EL SONIDO Y LA FURIA
MARTÍN CASILLAS DE ALBA
Elvira Navarro asoció a Pedro Páramo con el Perro semihundido de Goya.
Ciudad de México, sábado 2 de noviembre, 2019.– En uno de los primeros viajes que hizo a México Enrique Vila-Matas pasó el Día de Muertos en Pátzcuaro y cuando vio cómo lo celebraban, creyó “que estaba metido dentro de Pedro Páramo, es decir, en un especie de paraíso en la tierra, convertido en infierno”, tal como lo publicaron en Letras Libres en mayo del 2017.
Después de haberme encontrado con esta nota, se me ocurre que podríamos celebrar este día releyendo a Pedro Páramo, esa novela donde los muertos parece que están vivos y no al revés, como estos que vemos llegar a los panteones que parecen estar vivos, aunque, por la cara que tienen, parecen que acaban de salir de la tumba y, en procesión, van cargando flores, baldes y escobas para limpiarlas y ponerles frescos cempasúchiles.
Los veo entrar al panteón que está cerca de mi casa donde puede ver a una viuda, de no tan malos bigotes, sentada sobre una lápida con una botella de tequila, como de película, ordenando a los músicos que volvieran a tocar esa que le gustaba tanto a su marido cuando creía que era el rey. Por ahí, unos niños, desperdigados, juegan a las escondidas detrás de un arcángel amenazante que está desenvainando la flamígera, cuando me acordé de este diálogo en Pedro Páramo:
–¿Oyes? Allá afuera está lloviendo. ¿No sientes el golpear por la lluvia?
–Siento como si alguien caminara sobre nosotros.
–Ya déjate de miedos. Nadie te pude dar ya miedo. Haz por pensar en cosas agradables porque vamos a estar mucho tiempo enterrados.
Así pasa en Comala, donde hablan los muertos como Doloritas, la madre de Juan Preciado, aunque éste no sabía de qué había muerto pero creía que había sido de tristeza pues “suspiraba mucho y eso es malo, pues cada suspiro es como un sorbo de vida del que uno se deshace”.
Esos que visitan a sus muertos en los panteones no tienen nada que ver con los de Comala que se quejan, roncan y oyen ladrar a los perros; acá, los que creen que están vivos, se la pasan dando órdenes: “¡Pon el florero en ese lugar! ¡Pásame la escoba para darle otra barridita y, tú niño… no te hagas pipí sobre la tumba de tu abuelo!”
En Comala se la pasan aclarando cosas, como el que explicaba que “de no haber habido aire para respirar esa noche que hablas, nos hubieran faltado las fuerzas para llevarte y contimás para enterrarte. Y ya ves, te enterramos”.
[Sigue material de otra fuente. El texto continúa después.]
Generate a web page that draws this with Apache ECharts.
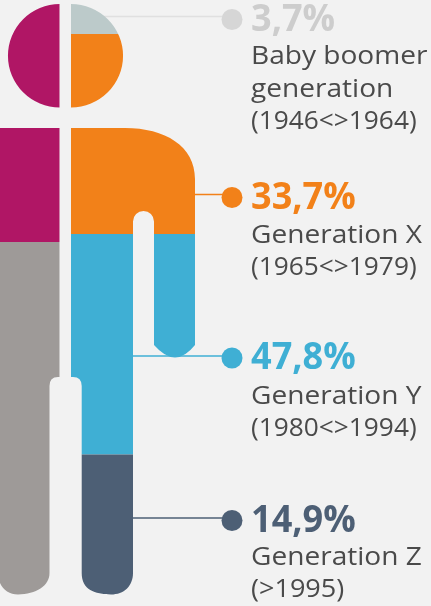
<!DOCTYPE html>
<html><head><meta charset="utf-8">
<style>html,body{margin:0;padding:0;background:#f2f2f2}#c{width:431px;height:606px}</style>
<script src="https://cdn.jsdelivr.net/npm/echarts@6/dist/echarts.min.js"></script></head>
<body><div id="c"></div>
<script>
// --- data ---
const generations = ['Baby boomer generation', 'Generation X', 'Generation Y', 'Generation Z'];
const shareLabels = ['3,7%', '33,7%', '47,8%', '14,9%'];
const labelLines = [['Baby boomer', 'generation', '(1946<>1964)'], ['Generation X', '(1965<>1979)'], ['Generation Y', '(1980<>1994)'], ['Generation Z', '(>1995)']];
const rightBandHeights = [30, 200, 220.5, 140.5];
const leftBandHeights = [238, 353];
// --- styles and layout ---
const genColors = ['#bccaca', '#f28119', '#3fafd4', '#4d5f75'];
const textColors = ['#cdcdcd', '#f28119', '#3fafd4', '#4d5f75'];
const dotColors = ['#d6d6d6', '#f28119', '#3fafd4', '#4d5f75'];
const lineColors = ['#e0e0e0', '#f28119', '#3fafd4', '#4d5f75'];
const leftColors = ['#b01665', '#9e9a98'];
const silhouetteTop = 4;
const leftRange = [0, 59.7], rightRange = [71, 200];
const leaderY = [16.5, 194.5, 356, 518];
const leaderStart = [100, 194, 132, 132];
const dotX = 232, dotY = [19.5, 197.5, 358, 520.5];
const textX = 251;
const shareY = [20, 198.5, 358, 521];
const shareScale = 0.95;
const lineY = [[57, 90, 122], [236, 268], [397, 429], [558, 590]];
const lineScale = [[1.08, 1.08, 1.01], [1.08, 1.01], [1.08, 1.01], [1.08, 1.04]];
const silhouette =
  'M59.7 4 A51.7 51.7 0 0 0 59.7 107.5 Z ' +
  'M71 4 A52 51.7 0 0 1 71 107.5 Z ' +
  'M0 128 H59.7 V377 H58 Q49.5 377 49.5 386 V573 C49.5 586 36 594 18 594.5 C10 594.5 3 590 0 583 Z ' +
  'M71 128 H125 C165 128 195 146 195 179 V345 Q185 357.5 175 357.5 Q165 357.5 154 345 V221.5 A10.5 10.5 0 0 0 133 221.5 V573 C133 586 124 594.5 111 594.5 C95 594 81.7 590 81.7 573 V386 Q81.7 377 73 377 H71 Z';

function bands(heights, colors, range) {
  let y = silhouetteTop;
  return heights.map((h, i) => { const r = [range[0], range[1], y, y + h, colors[i]]; y += h; return r; });
}
const bandData = bands(rightBandHeights, genColors, rightRange).concat(bands(leftBandHeights, leftColors, leftRange));

const textData = [];
shareLabels.forEach((s, i) => {
  textData.push([textX, shareY[i], s, textColors[i], 'bold 38px "Open Sans"', shareScale]);
  labelLines[i].forEach((l, j) => textData.push([textX, lineY[i][j], l, '#4a4a4a', '26px "Open Sans"', lineScale[i][j]]));
});

const leaderSeries = generations.map((g, i) => ({
  type: 'line', name: g, silent: true, symbol: 'none', z: 1, animation: false,
  lineStyle: { color: lineColors[i], width: 1.5 },
  data: [[leaderStart[i], leaderY[i]], [dotX, leaderY[i]]]
}));

const chart = echarts.init(document.getElementById('c'));
chart.setOption({
  backgroundColor: '#f2f2f2',
  animation: false,
  grid: { left: 0, right: 0, top: 0, bottom: 0 },
  xAxis: { type: 'value', min: 0, max: 431, show: false },
  yAxis: { type: 'value', min: 0, max: 606, inverse: true, show: false },
  series: leaderSeries.concat([
    {
      type: 'custom', z: 2, silent: true, clip: false,
      data: bandData,
      encode: { x: [0, 1], y: [2, 3] },
      renderItem(params, api) {
        const p0 = api.coord([api.value(0), api.value(2)]);
        const p1 = api.coord([api.value(1), api.value(3)]);
        return {
          type: 'rect',
          shape: { x: p0[0], y: p0[1], width: p1[0] - p0[0], height: p1[1] - p0[1] },
          style: { fill: bandData[params.dataIndex][4] },
          clipPath: { type: 'path', shape: { pathData: silhouette, x: 0, y: 4, width: 195, height: 590.5, layout: 'cover' } }
        };
      }
    },
    {
      type: 'scatter', z: 3, silent: true, symbol: 'circle', symbolSize: 21,
      data: dotY.map((y, i) => ({ value: [dotX, y], itemStyle: { color: dotColors[i], opacity: 1 } }))
    },
    {
      type: 'custom', z: 4, silent: true, clip: false,
      data: textData.map(t => [t[0], t[1]]),
      renderItem(params, api) {
        const p = api.coord([api.value(0), api.value(1)]);
        const t = textData[params.dataIndex];
        return { type: 'text', x: p[0], y: p[1], scaleX: t[5], style: { text: t[2], fill: t[3], font: t[4], textAlign: 'left', textVerticalAlign: 'middle' } };
      }
    }
  ])
});
</script></body></html>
En la novela platican sobre o bajo las tumbas, mientras que otros reflexionan, recuerdan, desean y aclaran sus muertes. Dorotea le pregunta a Juan Preciado si murió de ahogo, porque ella lo había encontrado en la plaza donde parecía más bien que se estaba haciendo el muertito “hasta que lo arrastraron a la sombra del portal, ya bien tirante, acalambrado como mueren los que mueren muertos de miedo”.
Prefiero estas conversaciones que las que escuché entre los visitantes al panteón sentados sobre las tumbas o recorriendo los pasillos, leyendo las lápidas o las cruces: nombre y fechas de nacimiento y muerte, esas que nosotros todavía escribimos abriendo el paréntesis con el año de nacimiento, seguido por un guión misterioso y un espacio en blanco, por ejemplo, (1941-), en donde antes de cerrar el paréntesis queda sin completar la fecha que corresponde a nuestra defunción, misma que van a poner aquellos que un día nos citen.
“Vino hasta su memoria la muerte de su padre, también en un amanecer como éste; aunque en aquel entonces la puerta estaba abierta y traslucía el color gris del cielo hecho de ceniza, triste como fue entonces” y, con esto, me veo recargado en ese mezquite que estaba cerca del hoyo en el panteón Belén, llorando la muerte de mi padre (o la premonición de la propia), al tiempo que bajaban su ataúd.
“Faltaba mucho para el amanecer. El cielo estaba lleno de estrellas, gordas, hinchadas de tanta noche”.